No. 2 Engine of the Fredericton Branch Railway (equipped with a Temple & Miller Flanger) at York Street crossing, Fredericton, 1873-1877.
Courtesy of Provincial Archives of New Brunswick, Taylor Photograph, P5-373w.
Hamilton’s “Temple & Miller Flanger” contributed greatly to the safety and efficiency of winter travel on railway lines all across Canada.
John Hamilton (born c. 1853) was a very inventive genius. He stood six feet tall, and worked as a blacksmith in the engine house and machine shop of the Fredericton Railway Company in Gibson (present-day South Devon).
He was a well-respected employee and co-worker, who in 1873 was the true inventor of the “Temple & Miller Flanger.” His invention was a simple yet effective design, consisting of a pair of iron blades that could be attached to the cowcatcher on the front of a locomotive. The metal plates could be raised or lowered by the engineer as needed, thus acting like a snowplough of sorts and was used to scrape ice and snow off railway tracks in winter.
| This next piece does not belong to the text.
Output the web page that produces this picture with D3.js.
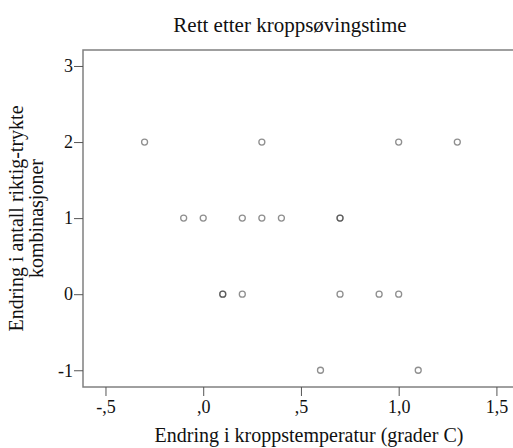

Unfortunately, John Hamilton did not receive credit for his invention. His supervisor at the time was J. Henry Miller, an engineer with the railroad, and the company President was Thomas Temple, who was also the High Sheriff for York County; both—unknowing to John Hamilton—claimed the patent in their own names. So, Hamilton’s flanger became known as the “Temple & Miller Flanger.” It is said that when John found out what had happened, he tried to hire a lawyer to regain his patent rights; but soon had to abandon his efforts because he did not have enough money to pay the legal fees.
Hamilton’s “Temple & Miller Flanger” became a standard piece of equipment on engine locomotives for many years. Later, more modern models were developed, but these too were based upon Hamilton’s original design.
John Hamilton is a little-known figure in Canadian history, who deserves credit for his invention. His flanger design has contributed greatly to the safety and efficiency of winter travel on Canada’s railway lines.